# Task description
Give back only the lines from the one that contains "What D3.js code" through the one that contains "const y = d3.scaleLinear().domain([-20, 20]).range([ih, 0]);", word for word and without images.

# Input material
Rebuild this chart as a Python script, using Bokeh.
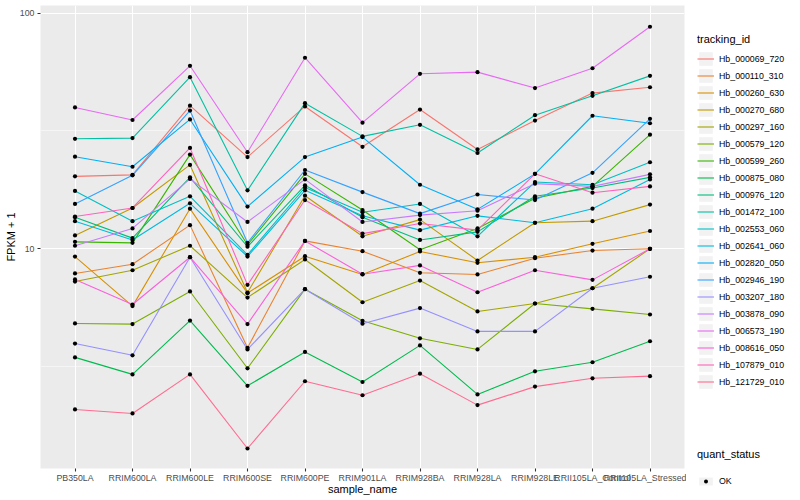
from bokeh.plotting import figure
from bokeh.layouts import row
from bokeh.models import (FactorRange, Range1d, FixedTicker, NumeralTickFormatter,
                          Legend, LegendItem)
from bokeh.embed import file_html
from bokeh.resources import INLINE

samples = ["PB350LA", "RRIM600LA", "RRIM600LE", "RRIM600SE", "RRIM600PE", "RRIM901LA",
           "RRIM928BA", "RRIM928LA", "RRIM928LE", "RRII105LA_Control", "RRII105LA_Stressed"]

tracking_ids = ["Hb_000069_720", "Hb_000110_310", "Hb_000260_630", "Hb_000270_680",
                "Hb_000297_160", "Hb_000579_120", "Hb_000599_260", "Hb_000875_080",
                "Hb_000976_120", "Hb_001472_100", "Hb_002553_060", "Hb_002641_060",
                "Hb_002820_050", "Hb_002946_190", "Hb_003207_180", "Hb_003878_090",
                "Hb_006573_190", "Hb_008616_050", "Hb_107879_010", "Hb_121729_010"]

colors = ["#F8766D", "#EA8331", "#D89000", "#C09B00", "#A3A500", "#7CAE00", "#39B600",
          "#00BB4E", "#00BF7D", "#00C1A3", "#00BFC4", "#00BAE0", "#00B0F6", "#35A2FF",
          "#9590FF", "#C77CFF", "#E76BF3", "#FA62DB", "#FF62BC", "#FF6C91"]

# FPKM + 1 per sample (same order as samples)
hb_000069_720 = [20.3, 20.6, 40.5, 24.5, 40.2, 27.1, 39.0, 26.4, 35.0, 45.8, 48.5]
hb_000110_310 = [7.86, 8.60, 12.6, 3.80, 10.8, 9.77, 7.91, 7.78, 9.12, 9.83, 10.0]
hb_000260_630 = [9.27, 5.71, 14.8, 6.48, 9.30, 7.78, 9.74, 8.72, 9.21, 10.5, 11.9]
hb_000270_680 = [11.4, 14.9, 22.7, 6.52, 16.8, 11.3, 13.3, 8.92, 12.9, 13.1, 15.4]
hb_000297_160 = [7.26, 8.11, 10.3, 6.21, 9.01, 5.93, 7.33, 5.42, 5.86, 6.80, 10.0]
hb_000579_120 = [4.82, 4.79, 6.59, 3.11, 6.74, 4.95, 4.17, 3.74, 5.86, 5.56, 5.26]
hb_000599_260 = [10.7, 10.6, 25.1, 10.4, 20.8, 14.6, 9.90, 12.2, 16.4, 18.4, 30.5]
hb_000875_080 = [3.46, 2.93, 4.96, 2.62, 3.65, 2.72, 3.89, 2.41, 3.02, 3.30, 4.05]
hb_000976_120 = [13.6, 11.1, 20.1, 10.2, 18.6, 13.6, 10.9, 11.8, 16.7, 18.1, 20.1]
hb_001472_100 = [29.3, 29.5, 53.5, 17.7, 41.5, 30.0, 33.6, 25.5, 36.9, 44.6, 54.2]
hb_002553_060 = [17.6, 13.1, 16.7, 9.43, 18.2, 14.3, 15.5, 11.3, 19.2, 18.7, 23.3]
hb_002641_060 = [13.1, 10.9, 15.6, 9.27, 17.7, 13.8, 12.0, 13.8, 12.9, 14.8, 19.7]
hb_002820_050 = [24.6, 22.3, 35.4, 15.1, 24.5, 29.8, 18.7, 14.7, 20.8, 36.7, 34.1]
hb_002946_190 = [15.5, 20.5, 38.6, 10.6, 21.6, 17.4, 14.1, 17.0, 16.1, 21.0, 35.6]
hb_003207_180 = [3.96, 3.53, 9.21, 3.74, 6.74, 4.81, 5.60, 4.46, 4.46, 6.80, 7.61]
hb_003878_090 = [10.3, 12.2, 19.8, 13.0, 19.7, 13.0, 13.9, 14.5, 18.9, 18.4, 20.7]
hb_006573_190 = [39.8, 35.2, 59.8, 25.7, 64.7, 34.3, 55.3, 56.2, 48.1, 58.4, 87.6]
hb_008616_050 = [7.41, 5.80, 9.21, 4.79, 10.8, 7.80, 8.50, 6.54, 8.11, 7.38, 10.0]
hb_107879_010 = [13.7, 14.9, 26.8, 7.03, 16.1, 11.6, 12.8, 12.0, 20.8, 17.3, 18.4]
hb_121729_010 = [2.08, 2.00, 2.93, 1.42, 2.74, 2.39, 2.95, 2.17, 2.60, 2.82, 2.88]

series = [hb_000069_720, hb_000110_310, hb_000260_630, hb_000270_680, hb_000297_160,
          hb_000579_120, hb_000599_260, hb_000875_080, hb_000976_120, hb_001472_100,
          hb_002553_060, hb_002641_060, hb_002820_050, hb_002946_190, hb_003207_180,
          hb_003878_090, hb_006573_190, hb_008616_050, hb_107879_010, hb_121729_010]

quant_status = "OK"

FONT = "Liberation Sans"
NAN = float("nan")

p = figure(width=686, height=500, output_backend="svg", toolbar_location=None,
           x_range=FactorRange(*samples, range_padding=0.2 / 11),
           y_range=Range1d(1.168, 107.8), y_axis_type="log",
           min_border_left=40, min_border_right=2, min_border_top=5,
           min_border_bottom=32)
p.frame_align = False
p.background_fill_color = "#EBEBEB"
p.border_fill_color = "white"
p.outline_line_color = None

# grids
p.xgrid.grid_line_color = "white"
p.xgrid.grid_line_width = 1.07
yt = FixedTicker(ticks=[10, 100], minor_ticks=[3.1623, 31.623])
p.yaxis.ticker = yt
p.ygrid.ticker = yt
p.ygrid.grid_line_color = "white"
p.ygrid.grid_line_width = 1.07
p.ygrid.minor_grid_line_color = "white"
p.ygrid.minor_grid_line_width = 0.53
p.yaxis.formatter = NumeralTickFormatter(format="0")

for ax in (p.xaxis, p.yaxis):
    ax.axis_line_color = None
    ax.major_tick_line_color = "#333333"
    ax.major_tick_line_width = 1.07
    ax.major_tick_out = 3
    ax.major_tick_in = 0
    ax.minor_tick_line_color = None
    ax.major_label_text_font = FONT
    ax.major_label_text_font_size = "8.8px"
    ax.major_label_text_color = "#4D4D4D"
    ax.axis_label_text_font = FONT
    ax.axis_label_text_font_size = "11px"
    ax.axis_label_text_font_style = "normal"
    ax.axis_label_text_color = "black"
p.xaxis.major_label_standoff = 1
p.xaxis.axis_label_standoff = -3
p.yaxis.major_label_standoff = 2
p.yaxis.axis_label_standoff = 0
p.xaxis.axis_label = "sample_name"
p.yaxis.axis_label = "FPKM + 1"

for vals, col in zip(series, colors):
    p.line(x=samples, y=vals, line_color=col, line_width=1.1)

xs_all = [s for vals in series for s in samples]
ys_all = [v for vals in series for v in vals]
p.scatter(x=xs_all, y=ys_all, size=4.2, fill_color="black", line_color=None,
          marker="circle")

# ---- legend panel (separate figure to the right of the plot) ----
lf = figure(width=114, height=500, output_backend="svg", toolbar_location=None,
            x_range=(0, 1), y_range=(0, 1), x_axis_location=None, y_axis_location=None,
            min_border=0)
lf.frame_align = False
lf.outline_line_color = None
lf.xgrid.visible = False
lf.ygrid.visible = False

# key glyph templates (NaN data: nothing drawn in the panel, only used by the legends)
bg = lf.quad(left=[NAN], right=[NAN], top=[NAN], bottom=[NAN],
             fill_color="#F2F2F2", line_color=None)
key_lines = [lf.line(x=[NAN], y=[NAN], line_color=col, line_width=1.1) for col in colors]
key_pt = lf.scatter(x=[NAN], y=[NAN], fill_color="black", line_color=None, marker="circle")

def style_legend(leg, gw=17, gh=17):
    leg.title_text_font = FONT
    leg.title_text_font_size = "11px"
    leg.title_text_font_style = "normal"
    leg.title_text_color = "black"
    leg.label_text_font = FONT
    leg.label_text_font_size = "8.8px"
    leg.label_text_color = "black"
    leg.glyph_width = gw
    leg.glyph_height = gh
    leg.label_height = gh
    leg.label_standoff = 5
    leg.spacing = 0
    leg.padding = 0
    leg.margin = 0
    leg.background_fill_alpha = 0
    leg.border_line_color = None

items = [LegendItem(label=tid, renderers=[bg, r]) for tid, r in zip(tracking_ids, key_lines)]
leg1 = Legend(items=items, title="tracking_id", location=(11, 110), title_standoff=5)
style_legend(leg1)
lf.add_layout(leg1)

leg2 = Legend(items=[LegendItem(label=quant_status, renderers=[bg, key_pt])],
              title="quant_status", location=(11, 14), title_standoff=16)
style_legend(leg2, gw=17, gh=10)
lf.add_layout(leg2)

layout = row(p, lf, spacing=0)
open("out.html", "w").write(file_html(layout, INLINE))
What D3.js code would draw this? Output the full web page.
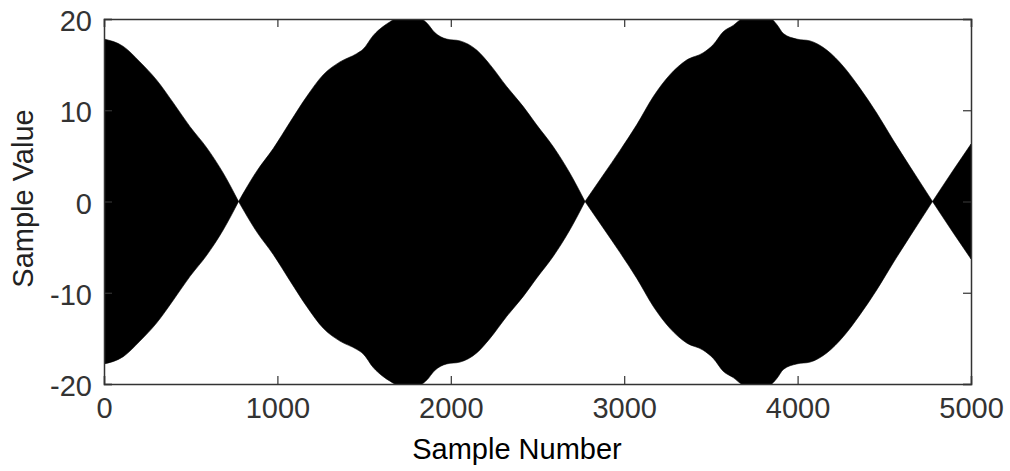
<!DOCTYPE html>
<html>
<head>
<meta charset="utf-8">
<script src="https://cdn.jsdelivr.net/npm/d3@7"></script>
<style>
  html, body { margin: 0; padding: 0; background: #fff; }
  svg { display: block; }
  text { font-family: "Liberation Sans", Arial, Helvetica, sans-serif; }
</style>
</head>
<body>
<svg id="chart" width="1010" height="471"></svg>
<script>
// Envelope of the oscillating signal: sample index and peak amplitude (the trace fills ±amplitude)
const sampleIdx = [0, 111, 207, 304, 400, 496, 592, 688, 776, 880, 976, 1073, 1169, 1265, 1361, 1457, 1495, 1553, 1611, 1650, 1688, 1750, 1822, 1865, 1903, 1976, 2053, 2149, 2226, 2322, 2418, 2495, 2591, 2687, 2774, 2879, 2976, 3072, 3168, 3264, 3360, 3456, 3514, 3571, 3629, 3687, 3760, 3841, 3880, 3918, 3995, 4072, 4168, 4264, 4360, 4456, 4552, 4649, 4778, 4900, 5000];
const envelope  = [17.8, 17.0, 15.3, 13.3, 10.8, 8.2, 5.9, 3.1, 0.0, 3.3, 5.8, 8.7, 11.5, 13.9, 15.3, 16.2, 16.7, 18.2, 19.2, 19.7, 20.1, 20.3, 20.1, 19.5, 18.6, 17.8, 17.6, 16.6, 15.0, 12.6, 10.4, 8.4, 6.0, 3.1, 0.0, 2.9, 5.6, 8.4, 11.5, 13.9, 15.5, 16.3, 17.2, 18.6, 19.3, 20.1, 20.3, 20.1, 19.4, 18.4, 17.8, 17.6, 16.6, 14.8, 12.4, 9.7, 6.7, 3.8, 0.0, 3.5, 6.3];

const xTicks = [0, 1000, 2000, 3000, 4000, 5000];
const yTicks = [-20, -10, 0, 10, 20];
const xTitle = "Sample Number";
const yTitle = "Sample Value";

const margin = { left: 104, top: 19, right: 1010 - 971, bottom: 471 - 384 };
const width = 1010, height = 471;
const iw = width - margin.left - margin.right;
const ih = height - margin.top - margin.bottom;

const svg = d3.select("#chart");
const x = d3.scaleLinear().domain([0, 5000]).range([0, iw]);
const y = d3.scaleLinear().domain([-20, 20]).range([ih, 0]);

svg.append("defs").append("clipPath").attr("id", "plot-clip")
  .append("rect").attr("width", iw).attr("height", ih);

const g = svg.append("g").attr("transform", `translate(${margin.left},${margin.top})`);

// Split the envelope into lobes at its zero crossings so each crossing stays a sharp pinch
const pts = sampleIdx.map((s, i) => ({ s, a: envelope[i] }));
const lobes = [];
let current = [];
pts.forEach((p, i) => {
  current.push(p);
  if (p.a === 0 && i > 0) {
    lobes.push(current);
    current = [p];
  }
});
if (current.length > 1) lobes.push(current);

// Filled signal trace between the negative and positive envelope
const area = d3.area()
  .x(d => x(d.s))
  .y0(d => y(-d.a))
  .y1(d => y(d.a))
  .curve(d3.curveMonotoneX);

g.append("g").attr("clip-path", "url(#plot-clip)")
  .selectAll("path")
  .data(lobes)
  .join("path")
  .attr("d", area)
  .attr("fill", "#000")
  .attr("stroke", "#000")
  .attr("stroke-width", 0.6);

// Axes: inward ticks on all four sides, labels on bottom and left
const axisColor = "#333";
const tickLen = 8;
const plainNum = d => String(d);

const axBottom = g.append("g").attr("transform", `translate(0,${ih})`)
  .call(d3.axisBottom(x).tickValues(xTicks).tickFormat(plainNum).tickSize(-tickLen).tickPadding(13));
const axLeft = g.append("g")
  .call(d3.axisLeft(y).tickValues(yTicks).tickFormat(plainNum).tickSize(-tickLen).tickPadding(12));
const axTop = g.append("g")
  .call(d3.axisTop(x).tickValues(xTicks).tickFormat("").tickSize(-tickLen));
const axRight = g.append("g").attr("transform", `translate(${iw},0)`)
  .call(d3.axisRight(y).tickValues(yTicks).tickFormat("").tickSize(-tickLen));

[axBottom, axLeft, axTop, axRight].forEach(ax => {
  ax.select(".domain").attr("stroke", axisColor).attr("stroke-width", 1.5);
  ax.selectAll(".tick line").attr("stroke", axisColor).attr("stroke-width", 1.2);
  ax.selectAll(".tick text").attr("fill", "#333").attr("font-size", 29)
    .attr("font-family", "'Liberation Sans', Arial, sans-serif");
});
axLeft.selectAll(".tick text").attr("dy", "0.4em");

// Axis titles
svg.append("text")
  .attr("x", 517).attr("y", 459)
  .attr("text-anchor", "middle")
  .attr("font-size", 29)
  .attr("fill", "#000")
  .text(xTitle);

svg.append("text")
  .attr("transform", `translate(33,${margin.top + ih / 2 - 3}) rotate(-90)`)
  .attr("text-anchor", "middle")
  .attr("font-size", 29)
  .attr("fill", "#222")
  .text(yTitle);
</script>
</body>
</html>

# Exercise solution
What D3.js code would draw this? Output the full web page.
<!DOCTYPE html>
<html>
<head>
<meta charset="utf-8">
<script src="https://cdn.jsdelivr.net/npm/d3@7"></script>
<style>
  html, body { margin: 0; padding: 0; background: #fff; }
  svg { display: block; }
  text { font-family: "Liberation Sans", Arial, Helvetica, sans-serif; }
</style>
</head>
<body>
<svg id="chart" width="1010" height="471"></svg>
<script>
// Envelope of the oscillating signal: sample index and peak amplitude (the trace fills ±amplitude)
const sampleIdx = [0, 111, 207, 304, 400, 496, 592, 688, 776, 880, 976, 1073, 1169, 1265, 1361, 1457, 1495, 1553, 1611, 1650, 1688, 1750, 1822, 1865, 1903, 1976, 2053, 2149, 2226, 2322, 2418, 2495, 2591, 2687, 2774, 2879, 2976, 3072, 3168, 3264, 3360, 3456, 3514, 3571, 3629, 3687, 3760, 3841, 3880, 3918, 3995, 4072, 4168, 4264, 4360, 4456, 4552, 4649, 4778, 4900, 5000];
const envelope  = [17.8, 17.0, 15.3, 13.3, 10.8, 8.2, 5.9, 3.1, 0.0, 3.3, 5.8, 8.7, 11.5, 13.9, 15.3, 16.2, 16.7, 18.2, 19.2, 19.7, 20.1, 20.3, 20.1, 19.5, 18.6, 17.8, 17.6, 16.6, 15.0, 12.6, 10.4, 8.4, 6.0, 3.1, 0.0, 2.9, 5.6, 8.4, 11.5, 13.9, 15.5, 16.3, 17.2, 18.6, 19.3, 20.1, 20.3, 20.1, 19.4, 18.4, 17.8, 17.6, 16.6, 14.8, 12.4, 9.7, 6.7, 3.8, 0.0, 3.5, 6.3];

const xTicks = [0, 1000, 2000, 3000, 4000, 5000];
const yTicks = [-20, -10, 0, 10, 20];
const xTitle = "Sample Number";
const yTitle = "Sample Value";

const margin = { left: 104, top: 19, right: 1010 - 971, bottom: 471 - 384 };
const width = 1010, height = 471;
const iw = width - margin.left - margin.right;
const ih = height - margin.top - margin.bottom;

const svg = d3.select("#chart");
const x = d3.scaleLinear().domain([0, 5000]).range([0, iw]);
const y = d3.scaleLinear().domain([-20, 20]).range([ih, 0]);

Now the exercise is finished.